• Goal: Without the pictures, write out all the lines below exactly as they appear.

** START **

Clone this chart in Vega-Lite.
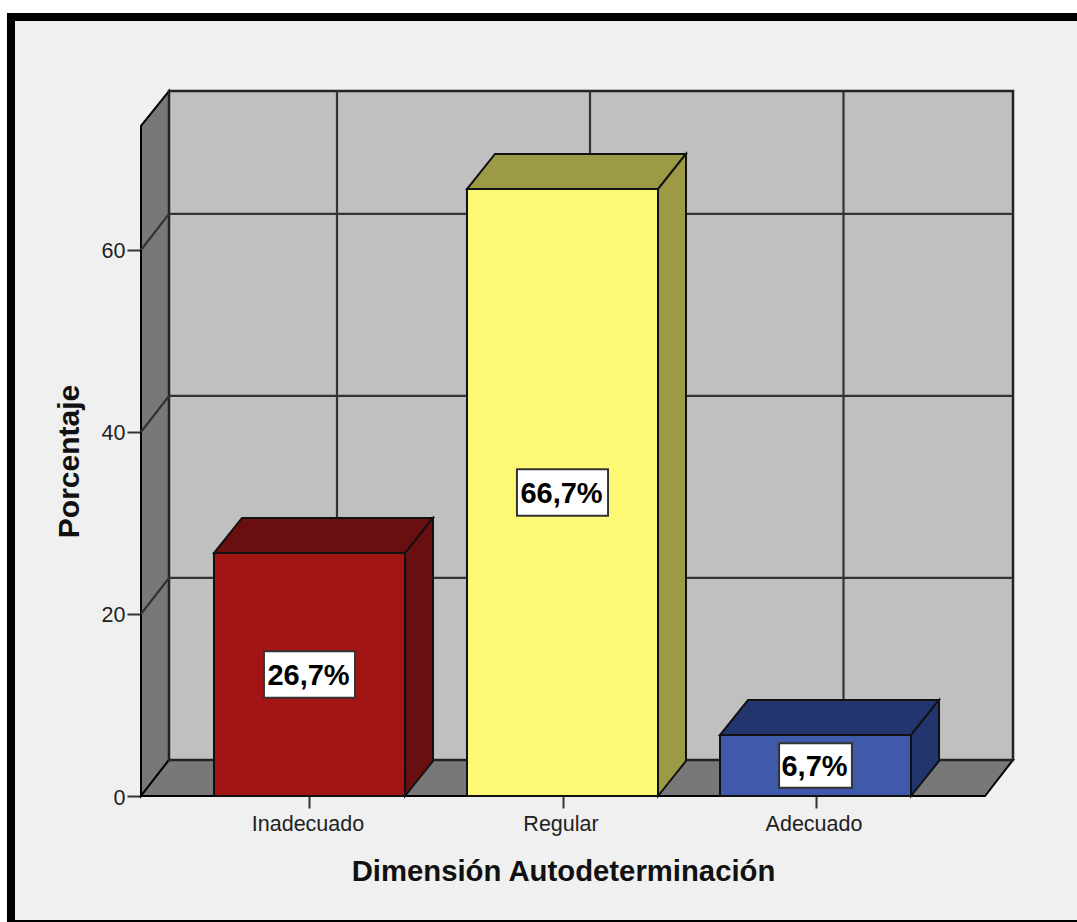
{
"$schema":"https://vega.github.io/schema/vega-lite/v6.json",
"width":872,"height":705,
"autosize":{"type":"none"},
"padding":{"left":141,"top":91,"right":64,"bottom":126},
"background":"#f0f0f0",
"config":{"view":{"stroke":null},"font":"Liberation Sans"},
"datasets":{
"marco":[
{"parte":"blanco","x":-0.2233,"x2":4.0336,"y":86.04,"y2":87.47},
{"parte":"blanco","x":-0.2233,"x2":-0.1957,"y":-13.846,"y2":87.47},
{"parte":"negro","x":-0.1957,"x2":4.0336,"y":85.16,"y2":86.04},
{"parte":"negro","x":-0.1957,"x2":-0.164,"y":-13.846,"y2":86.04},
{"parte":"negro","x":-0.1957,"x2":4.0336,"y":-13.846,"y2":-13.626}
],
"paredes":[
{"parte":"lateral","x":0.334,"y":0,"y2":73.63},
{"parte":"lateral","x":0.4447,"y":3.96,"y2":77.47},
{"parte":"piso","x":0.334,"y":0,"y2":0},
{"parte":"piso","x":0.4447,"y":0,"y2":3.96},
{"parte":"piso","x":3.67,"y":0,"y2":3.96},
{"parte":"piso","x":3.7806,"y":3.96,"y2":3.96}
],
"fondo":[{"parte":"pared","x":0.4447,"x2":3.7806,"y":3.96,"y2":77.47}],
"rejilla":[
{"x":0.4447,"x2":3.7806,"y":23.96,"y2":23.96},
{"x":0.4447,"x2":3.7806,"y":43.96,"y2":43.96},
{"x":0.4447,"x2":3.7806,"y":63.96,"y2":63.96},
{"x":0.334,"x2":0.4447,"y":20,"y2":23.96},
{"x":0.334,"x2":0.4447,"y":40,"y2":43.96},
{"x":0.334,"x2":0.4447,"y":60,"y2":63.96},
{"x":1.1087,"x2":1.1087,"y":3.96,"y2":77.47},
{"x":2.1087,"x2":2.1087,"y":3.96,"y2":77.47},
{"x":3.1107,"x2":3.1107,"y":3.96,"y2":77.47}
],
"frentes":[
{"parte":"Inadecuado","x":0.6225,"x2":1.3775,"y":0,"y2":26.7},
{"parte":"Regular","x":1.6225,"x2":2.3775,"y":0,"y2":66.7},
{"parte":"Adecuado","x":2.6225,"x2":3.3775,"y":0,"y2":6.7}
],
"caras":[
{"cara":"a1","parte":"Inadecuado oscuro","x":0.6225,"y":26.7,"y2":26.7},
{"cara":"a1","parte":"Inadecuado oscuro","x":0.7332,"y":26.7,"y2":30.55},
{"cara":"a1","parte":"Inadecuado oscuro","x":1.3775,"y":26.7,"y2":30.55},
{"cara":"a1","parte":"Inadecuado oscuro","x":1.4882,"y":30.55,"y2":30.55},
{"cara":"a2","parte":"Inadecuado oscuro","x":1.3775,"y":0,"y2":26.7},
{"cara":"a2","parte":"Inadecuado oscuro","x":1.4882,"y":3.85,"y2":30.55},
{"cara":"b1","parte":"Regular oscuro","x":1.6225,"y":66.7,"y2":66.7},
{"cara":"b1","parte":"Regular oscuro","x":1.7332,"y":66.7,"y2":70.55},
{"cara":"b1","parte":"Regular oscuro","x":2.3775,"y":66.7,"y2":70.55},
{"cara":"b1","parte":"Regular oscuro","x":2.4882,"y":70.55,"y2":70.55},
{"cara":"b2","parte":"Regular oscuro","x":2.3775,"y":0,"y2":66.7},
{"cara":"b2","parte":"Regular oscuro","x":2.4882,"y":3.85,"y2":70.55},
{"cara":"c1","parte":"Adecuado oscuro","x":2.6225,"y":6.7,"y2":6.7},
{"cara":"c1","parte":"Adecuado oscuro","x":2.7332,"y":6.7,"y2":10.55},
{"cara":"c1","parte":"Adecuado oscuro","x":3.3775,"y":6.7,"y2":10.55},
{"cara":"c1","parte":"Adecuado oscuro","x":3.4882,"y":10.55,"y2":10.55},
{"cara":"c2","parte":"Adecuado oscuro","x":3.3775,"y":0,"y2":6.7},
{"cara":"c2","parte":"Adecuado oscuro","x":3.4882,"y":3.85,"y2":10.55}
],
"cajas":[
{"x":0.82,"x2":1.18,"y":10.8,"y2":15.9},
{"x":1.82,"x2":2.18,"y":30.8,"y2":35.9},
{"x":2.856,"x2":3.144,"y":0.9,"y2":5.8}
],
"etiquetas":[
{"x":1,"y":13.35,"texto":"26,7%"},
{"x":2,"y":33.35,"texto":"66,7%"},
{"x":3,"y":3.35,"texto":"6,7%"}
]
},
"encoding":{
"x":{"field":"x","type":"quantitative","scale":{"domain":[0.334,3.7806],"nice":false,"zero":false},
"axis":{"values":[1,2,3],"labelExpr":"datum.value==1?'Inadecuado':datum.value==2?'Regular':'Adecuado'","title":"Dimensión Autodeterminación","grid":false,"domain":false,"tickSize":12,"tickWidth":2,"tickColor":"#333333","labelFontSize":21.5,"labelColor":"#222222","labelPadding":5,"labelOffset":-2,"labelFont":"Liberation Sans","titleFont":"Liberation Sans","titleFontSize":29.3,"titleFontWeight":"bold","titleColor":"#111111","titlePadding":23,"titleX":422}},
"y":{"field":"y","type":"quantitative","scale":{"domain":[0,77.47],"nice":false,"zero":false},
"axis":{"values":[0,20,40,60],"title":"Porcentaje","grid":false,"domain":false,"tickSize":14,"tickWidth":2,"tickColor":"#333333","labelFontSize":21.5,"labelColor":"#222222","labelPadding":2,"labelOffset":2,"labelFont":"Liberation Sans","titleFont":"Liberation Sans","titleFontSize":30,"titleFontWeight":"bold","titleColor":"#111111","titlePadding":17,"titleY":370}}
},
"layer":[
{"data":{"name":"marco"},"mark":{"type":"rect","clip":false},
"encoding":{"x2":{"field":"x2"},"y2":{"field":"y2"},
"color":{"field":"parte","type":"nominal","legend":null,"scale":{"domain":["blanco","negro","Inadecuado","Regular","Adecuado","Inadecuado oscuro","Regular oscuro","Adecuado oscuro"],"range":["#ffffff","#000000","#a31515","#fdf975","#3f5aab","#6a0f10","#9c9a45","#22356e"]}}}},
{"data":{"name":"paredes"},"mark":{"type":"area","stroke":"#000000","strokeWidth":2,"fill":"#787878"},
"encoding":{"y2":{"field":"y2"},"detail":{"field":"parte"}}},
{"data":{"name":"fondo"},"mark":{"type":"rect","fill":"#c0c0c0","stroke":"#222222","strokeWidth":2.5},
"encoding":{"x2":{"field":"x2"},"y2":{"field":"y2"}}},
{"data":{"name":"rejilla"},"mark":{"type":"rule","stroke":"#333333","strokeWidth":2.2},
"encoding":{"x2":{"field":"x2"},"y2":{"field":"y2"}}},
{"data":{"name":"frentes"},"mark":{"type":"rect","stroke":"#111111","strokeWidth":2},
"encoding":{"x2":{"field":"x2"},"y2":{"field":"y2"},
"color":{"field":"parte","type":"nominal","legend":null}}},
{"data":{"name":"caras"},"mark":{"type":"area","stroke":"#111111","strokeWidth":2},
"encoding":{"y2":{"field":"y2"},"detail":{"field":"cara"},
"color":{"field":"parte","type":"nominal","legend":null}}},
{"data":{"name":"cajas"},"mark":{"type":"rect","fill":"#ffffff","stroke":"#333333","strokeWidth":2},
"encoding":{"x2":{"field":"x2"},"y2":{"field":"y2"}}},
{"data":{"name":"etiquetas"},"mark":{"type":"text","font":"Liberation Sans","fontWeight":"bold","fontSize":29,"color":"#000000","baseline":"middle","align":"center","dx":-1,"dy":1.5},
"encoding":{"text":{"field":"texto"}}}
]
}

** END **

• Exercise output:
Clone this chart in Vega-Lite.
{
"$schema":"https://vega.github.io/schema/vega-lite/v6.json",
"width":872,"height":705,
"autosize":{"type":"none"},
"padding":{"left":141,"top":91,"right":64,"bottom":126},
"background":"#f0f0f0",
"config":{"view":{"stroke":null},"font":"Liberation Sans"},
"datasets":{
"marco":[
{"parte":"blanco","x":-0.2233,"x2":4.0336,"y":86.04,"y2":87.47},
{"parte":"blanco","x":-0.2233,"x2":-0.1957,"y":-13.846,"y2":87.47},
{"parte":"negro","x":-0.1957,"x2":4.0336,"y":85.16,"y2":86.04},
{"parte":"negro","x":-0.1957,"x2":-0.164,"y":-13.846,"y2":86.04},
{"parte":"negro","x":-0.1957,"x2":4.0336,"y":-13.846,"y2":-13.626}
],
"paredes":[
{"parte":"lateral","x":0.334,"y":0,"y2":73.63},
{"parte":"lateral","x":0.4447,"y":3.96,"y2":77.47},
{"parte":"piso","x":0.334,"y":0,"y2":0},
{"parte":"piso","x":0.4447,"y":0,"y2":3.96},
{"parte":"piso","x":3.67,"y":0,"y2":3.96},
{"parte":"piso","x":3.7806,"y":3.96,"y2":3.96}
],
"fondo":[{"parte":"pared","x":0.4447,"x2":3.7806,"y":3.96,"y2":77.47}],
"rejilla":[
{"x":0.4447,"x2":3.7806,"y":23.96,"y2":23.96},
{"x":0.4447,"x2":3.7806,"y":43.96,"y2":43.96},
{"x":0.4447,"x2":3.7806,"y":63.96,"y2":63.96},
{"x":0.334,"x2":0.4447,"y":20,"y2":23.96},
{"x":0.334,"x2":0.4447,"y":40,"y2":43.96},
{"x":0.334,"x2":0.4447,"y":60,"y2":63.96},
{"x":1.1087,"x2":1.1087,"y":3.96,"y2":77.47},
{"x":2.1087,"x2":2.1087,"y":3.96,"y2":77.47},
{"x":3.1107,"x2":3.1107,"y":3.96,"y2":77.47}
],
"frentes":[
{"parte":"Inadecuado","x":0.6225,"x2":1.3775,"y":0,"y2":26.7},
{"parte":"Regular","x":1.6225,"x2":2.3775,"y":0,"y2":66.7},
{"parte":"Adecuado","x":2.6225,"x2":3.3775,"y":0,"y2":6.7}
],
"caras":[
{"cara":"a1","parte":"Inadecuado oscuro","x":0.6225,"y":26.7,"y2":26.7},
{"cara":"a1","parte":"Inadecuado oscuro","x":0.7332,"y":26.7,"y2":30.55},
{"cara":"a1","parte":"Inadecuado oscuro","x":1.3775,"y":26.7,"y2":30.55},
{"cara":"a1","parte":"Inadecuado oscuro","x":1.4882,"y":30.55,"y2":30.55},
{"cara":"a2","parte":"Inadecuado oscuro","x":1.3775,"y":0,"y2":26.7},
{"cara":"a2","parte":"Inadecuado oscuro","x":1.4882,"y":3.85,"y2":30.55},
{"cara":"b1","parte":"Regular oscuro","x":1.6225,"y":66.7,"y2":66.7},
{"cara":"b1","parte":"Regular oscuro","x":1.7332,"y":66.7,"y2":70.55},
{"cara":"b1","parte":"Regular oscuro","x":2.3775,"y":66.7,"y2":70.55},
{"cara":"b1","parte":"Regular oscuro","x":2.4882,"y":70.55,"y2":70.55},
{"cara":"b2","parte":"Regular oscuro","x":2.3775,"y":0,"y2":66.7},
{"cara":"b2","parte":"Regular oscuro","x":2.4882,"y":3.85,"y2":70.55},
{"cara":"c1","parte":"Adecuado oscuro","x":2.6225,"y":6.7,"y2":6.7},
{"cara":"c1","parte":"Adecuado oscuro","x":2.7332,"y":6.7,"y2":10.55},
{"cara":"c1","parte":"Adecuado oscuro","x":3.3775,"y":6.7,"y2":10.55},
{"cara":"c1","parte":"Adecuado oscuro","x":3.4882,"y":10.55,"y2":10.55},
{"cara":"c2","parte":"Adecuado oscuro","x":3.3775,"y":0,"y2":6.7},
{"cara":"c2","parte":"Adecuado oscuro","x":3.4882,"y":3.85,"y2":10.55}
],
"cajas":[
{"x":0.82,"x2":1.18,"y":10.8,"y2":15.9},
{"x":1.82,"x2":2.18,"y":30.8,"y2":35.9},
{"x":2.856,"x2":3.144,"y":0.9,"y2":5.8}
],
"etiquetas":[
{"x":1,"y":13.35,"texto":"26,7%"},
{"x":2,"y":33.35,"texto":"66,7%"},
{"x":3,"y":3.35,"texto":"6,7%"}
]
},
"encoding":{
"x":{"field":"x","type":"quantitative","scale":{"domain":[0.334,3.7806],"nice":false,"zero":false},
"axis":{"values":[1,2,3],"labelExpr":"datum.value==1?'Inadecuado':datum.value==2?'Regular':'Adecuado'","title":"Dimensión Autodeterminación","grid":false,"domain":false,"tickSize":12,"tickWidth":2,"tickColor":"#333333","labelFontSize":21.5,"labelColor":"#222222","labelPadding":5,"labelOffset":-2,"labelFont":"Liberation Sans","titleFont":"Liberation Sans","titleFontSize":29.3,"titleFontWeight":"bold","titleColor":"#111111","titlePadding":23,"titleX":422}},
"y":{"field":"y","type":"quantitative","scale":{"domain":[0,77.47],"nice":false,"zero":false},
"axis":{"values":[0,20,40,60],"title":"Porcentaje","grid":false,"domain":false,"tickSize":14,"tickWidth":2,"tickColor":"#333333","labelFontSize":21.5,"labelColor":"#222222","labelPadding":2,"labelOffset":2,"labelFont":"Liberation Sans","titleFont":"Liberation Sans","titleFontSize":30,"titleFontWeight":"bold","titleColor":"#111111","titlePadding":17,"titleY":370}}
},
"layer":[
{"data":{"name":"marco"},"mark":{"type":"rect","clip":false},
"encoding":{"x2":{"field":"x2"},"y2":{"field":"y2"},
"color":{"field":"parte","type":"nominal","legend":null,"scale":{"domain":["blanco","negro","Inadecuado","Regular","Adecuado","Inadecuado oscuro","Regular oscuro","Adecuado oscuro"],"range":["#ffffff","#000000","#a31515","#fdf975","#3f5aab","#6a0f10","#9c9a45","#22356e"]}}}},
{"data":{"name":"paredes"},"mark":{"type":"area","stroke":"#000000","strokeWidth":2,"fill":"#787878"},
"encoding":{"y2":{"field":"y2"},"detail":{"field":"parte"}}},
{"data":{"name":"fondo"},"mark":{"type":"rect","fill":"#c0c0c0","stroke":"#222222","strokeWidth":2.5},
"encoding":{"x2":{"field":"x2"},"y2":{"field":"y2"}}},
{"data":{"name":"rejilla"},"mark":{"type":"rule","stroke":"#333333","strokeWidth":2.2},
"encoding":{"x2":{"field":"x2"},"y2":{"field":"y2"}}},
{"data":{"name":"frentes"},"mark":{"type":"rect","stroke":"#111111","strokeWidth":2},
"encoding":{"x2":{"field":"x2"},"y2":{"field":"y2"},
"color":{"field":"parte","type":"nominal","legend":null}}},
{"data":{"name":"caras"},"mark":{"type":"area","stroke":"#111111","strokeWidth":2},
"encoding":{"y2":{"field":"y2"},"detail":{"field":"cara"},
"color":{"field":"parte","type":"nominal","legend":null}}},
{"data":{"name":"cajas"},"mark":{"type":"rect","fill":"#ffffff","stroke":"#333333","strokeWidth":2},
"encoding":{"x2":{"field":"x2"},"y2":{"field":"y2"}}},
{"data":{"name":"etiquetas"},"mark":{"type":"text","font":"Liberation Sans","fontWeight":"bold","fontSize":29,"color":"#000000","baseline":"middle","align":"center","dx":-1,"dy":1.5},
"encoding":{"text":{"field":"texto"}}}
]
}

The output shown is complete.